Comparing two timeseries-generating blackboxes
This question on Cross-Validated got me interested. I gave a fairly inadequate answer and want to explore a few of the issues. Actually, I have a plan for an effective technique which is what I think the original post was asking for, but I need to check out a few things first.
The challenge, if I understand correctly, is this:
We have one model we are confident generates a set of data that accurately represents what will actually happen in the epidemic. For some reason (presumably because it’s expensive or slow to build and run, or there’s theoretical interest in a simple equation that generates similar results to the complex model), we have an additional model which can also generate a set of data, and we want to check if the version generated by this model is close to the version generated by the known-good model.
In effect, we have two blackbox time series generators. The question of interest is
Does blackbox 2 generate time series that are “similar” to those generated by blackbox 1?
My substantive approach to answering that question will come in a later post. First I want to look at an issue raised in a comment against my answer on the Cross-Validated site. In my answer, I said that it was a bad idea to compare the best ARIMA models of datasets generated by the two black boxes because there was no easy way to go from the parameterisation of those models to an estimate of similarity. Models that look different in their parameterisation can have very similar material impacts (and, probably, vice versa). The comment from user333700 suggested that comparing impulse response functions, spectral densities or autocorrelation functions might be a way around this. Today’s post is just about demonstrating that even this isn’t necessarily a get out of jail card, at least as far as autocorrelation functions are concerned.
There’s nothing really new in here, just me clearing the decks as part of my thinking through how I’m going to answer the main question. Obviously, I’m getting beyond the scope of an answer on Cross-Validated, and I had to record my musings somewhere…
Linear combinations of a stationary timeseries give identical autocorrelation functions but materially different original data
The heading above says it all - it follows from the definition of the autocorrelation function - and here’s the demonstration. I create a stationary ARMA(2, 1) time series with 1,000 observations. series1 is just the original process; and series2 is the original process multiplied by 3 and adding 2. This makes a big difference to the substance of the data - much larger observations - but gives the same autocorrelation function.
Different individual instances of the same non-stationary time series have similar ACF but vary materially in their original data
Again, the heading says it all. In this case, I generate two separate instances from an identical ARIMA(2, 2, 1) data generating process.
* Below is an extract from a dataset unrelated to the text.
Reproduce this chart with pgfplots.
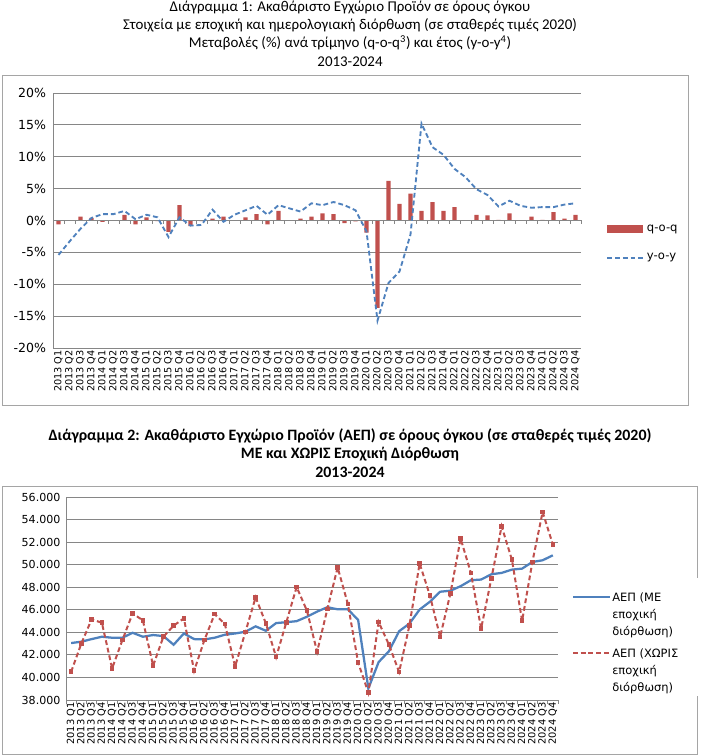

One grows steadily up, the other grows steadily down. If they were real life data and you had only those two series, you would say they were radically different. But the autocorrelation functions of the original two series are similar:
and so are the autocorrelation functions of the two series after we take the differences of the differences:
user333700 would probably say, rightly, that this is a demonstration of how comparing autocorrelation functions of two series is in fact an effective way of identifying whether they plausibly come from the same data generating process. In this instance, that is exactly what has happened. However it begs the question of whether plausibly coming from the same DGP is really what the original post wanted. With such materially different series - one showing strong positive growth, the other showing strong negative growth, does it matter that both can be modelled with a similar ARIMA model? More important is something like “does blackbox1 always show strong positive growth and blackbox2 always strong negative growth?”
This second example of how similar autocorrelation functions come from different time series relates to something I’ll take up when I answer the substantive original question. A big part of the challenge is that each time the blackbox is run it is a random process and a different set of data will come out. It might be radically different, so we need more than one example from each blackbox (the more the better) to form a view on whether they are similar or not. To answer this properly, we need more data from the blackboxes, and not to confuse them with our fitted models. More on that later.